The strange portrait of a virtually dead town in the Middle West of the United States, uses a collage technique that, in inexperienced hands, could lead to utter confusion for the audience - but Eric Yardley's control fo YAT's young players was so sure and unobtrusively pervasive, that the total effect was clarity itself.
What was even more remarkable was that the cast - and it was a very large one - was on stage for the whole of the play, and scenic changes were achieved with a minimum of lighting effects, but a maximum of dramatic effect, by sheer force of acting ability.
Among the many very fine performances, I must single out the Greek-chorus-style deliveries of Debbie Lane and Antonia Cunningham, whose thread of gossip about the cafe owner, Cora, who has taken a teenage lover, Walter, binds the whole disperate play together. These two were brilliant, and Charlotte Goddard as Cora brought a ring of truth to her part.
The ill-fated calf-love affair between Robert Conklin and Eva Jackson, a crippled girl, played by Guy Taylor and Vickie Smith, had all the seeds of genuine tragedy in it.

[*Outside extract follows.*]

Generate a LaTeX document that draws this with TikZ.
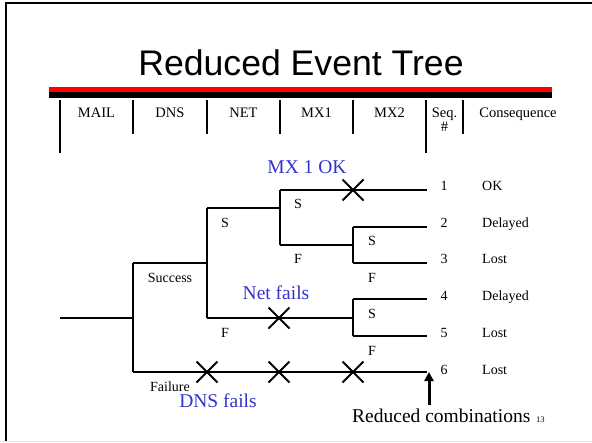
\documentclass[tikz,border=0pt]{standalone}
\usepackage{fontspec}
\setmainfont{Liberation Serif}
\newfontfamily\titlefont{Liberation Sans}
\usetikzlibrary{shapes.misc,arrows.meta}
\definecolor{slideblue}{RGB}{51,51,204}
\tikzset{
  branch/.style={line width=2pt},
  colsep/.style={line width=2pt},
  cut/.style={cross out,draw,line width=2pt,minimum size=19pt,inner sep=0pt},
  lbl/.style={font=\fontsize{14}{16}\selectfont,inner sep=0pt,anchor=base},
  hdr/.style={font=\fontsize{14.5}{16}\selectfont,inner sep=0pt,anchor=base},
  note/.style={font=\fontsize{19.5}{22}\selectfont,text=slideblue,inner sep=0pt,anchor=base}
}
\begin{document}
\begin{tikzpicture}[x=1pt,y=-1pt]
\useasboundingbox (0,0) rectangle (592,442);
\draw[line width=2pt] (6,442) -- (6,3) -- (592,3);
\draw[gray!20] (0,441) -- (592,441);
\node[font=\titlefont\fontsize{35.6}{40}\selectfont,inner sep=0pt,anchor=base] (title) at (301,75) {Reduced Event Tree};
\fill[red] (49,87.3) rectangle (552,92.3);
\fill (49,92.3) rectangle (552,97.7);
\foreach \x in {133,207,280,353,463} \draw[colsep] (\x,100) -- (\x,134);
\foreach \x in {60,426} \draw[colsep] (\x,100) -- (\x,153);
\node[hdr] (hmail) at (96.5,117) {MAIL};
\node[hdr] (hdns) at (170,117) {DNS};
\node[hdr] (hnet) at (243.5,117) {NET};
\node[hdr] (hmxa) at (316.5,117) {MX1};
\node[hdr] (hmxb) at (389.5,117) {MX2};
\node[hdr] (hseq) at (444.5,117) {Seq.};
\node[hdr] (hnum) at (444.5,131) {\#};
\node[hdr] (hcons) at (518,117) {Consequence};
% tree
\coordinate (in) at (60,318);
\coordinate (dns) at (133,318);
\coordinate (dnsS) at (133,263);
\coordinate (dnsF) at (133,372);
\coordinate (net) at (207,263);
\coordinate (netS) at (207,208);
\coordinate (netF) at (207,318);
\coordinate (mx) at (280,208);
\coordinate (mxS) at (280,190);
\coordinate (mxF) at (280,245);
\coordinate (mxa) at (353,245);
\coordinate (mxaS) at (353,227);
\coordinate (mxaF) at (353,263);
\coordinate (mxb) at (353,318);
\coordinate (mxbS) at (353,299);
\coordinate (mxbF) at (353,336);
\coordinate (e1) at (427,190);
\coordinate (e2) at (427,227);
\coordinate (e3) at (427,263);
\coordinate (e4) at (427,299);
\coordinate (e5) at (427,336);
\coordinate (e6) at (427,372);
\draw[branch] (in) -- (dns);
\draw[branch] (dnsS) -- (dnsF);
\draw[branch] (dnsS) -- (net);
\draw[branch] (netS) -- (netF);
\draw[branch] (netS) -- (mx);
\draw[branch] (mxS) -- (mxF);
\draw[branch] (mxS) -- (e1);
\draw[branch] (mxF) -- (mxa);
\draw[branch] (mxaS) -- (mxaF);
\draw[branch] (mxaS) -- (e2);
\draw[branch] (mxaF) -- (e3);
\draw[branch] (netF) -- (mxb);
\draw[branch] (mxbS) -- (mxbF);
\draw[branch] (mxbS) -- (e4);
\draw[branch] (mxbF) -- (e5);
\draw[branch] (dnsF) -- (e6);
\node[cut] (xa) at (353,190) {};
\node[cut] (xb) at (279,318) {};
\node[cut] (xc) at (207,372) {};
\node[cut] (xd) at (279,372) {};
\node[cut] (xe) at (353,372) {};
\node[lbl] (success) at (170,282) {Success};
\node[lbl] (failure) at (170,391) {Failure};
\node[lbl] (sa) at (225,227) {S};
\node[lbl] (fa) at (225,337) {F};
\node[lbl] (sb) at (298,208) {S};
\node[lbl] (fb) at (298,263) {F};
\node[lbl] (sc) at (372,245) {S};
\node[lbl] (fc) at (372,282) {F};
\node[lbl] (sd) at (372,318) {S};
\node[lbl] (fd) at (372,355) {F};
\node[note] (mxok) at (307,173) {MX 1 OK};
\node[note] (netfails) at (276,299) {Net fails};
\node[note] (dnsfails) at (218,407) {DNS fails};
\foreach \n/\y/\c in {1/190/OK,2/227/Delayed,3/263/Lost,4/300/Delayed,5/337/Lost,6/374/Lost}{
  \node[lbl] (seq\n) at (444,\y) {\n};
  \node[lbl,anchor=base west] (cons\n) at (482,\y) {\c};
}
\coordinate (arrowfoot) at (429,405);
\coordinate (arrowtip) at (429,372);
\draw[line width=3pt,-{Triangle[width=9pt,length=9pt]}] (arrowfoot) -- (arrowtip);
\node[note,text=black,anchor=base west] (reduced) at (352,422) {Reduced combinations};
\node[font=\fontsize{8.5}{10}\selectfont,inner sep=0pt,anchor=base west] (pagenum) at (536,422) {13};
\end{tikzpicture}
\end{document}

While David Richmond, as Skelly Manor, the town's misfit hermit, achieved real power in his great monologue in the second act
One more performance demands notice, that of the edlerly, confused Mary Winrod, played with delicate restraint and a quiet puzzlement by Pam Browne.
What a superb piece of work this was - and it was preceded by one of Wilson's virtuosic short pieces - Wandering - in which Alan Ball as He, Sarah Holm as She and Kevin Lewis as Him trace Him's life, through a series of flashbacks in a jumbled time order. The three actors performed it, as demanded by the author, at tremendous pace.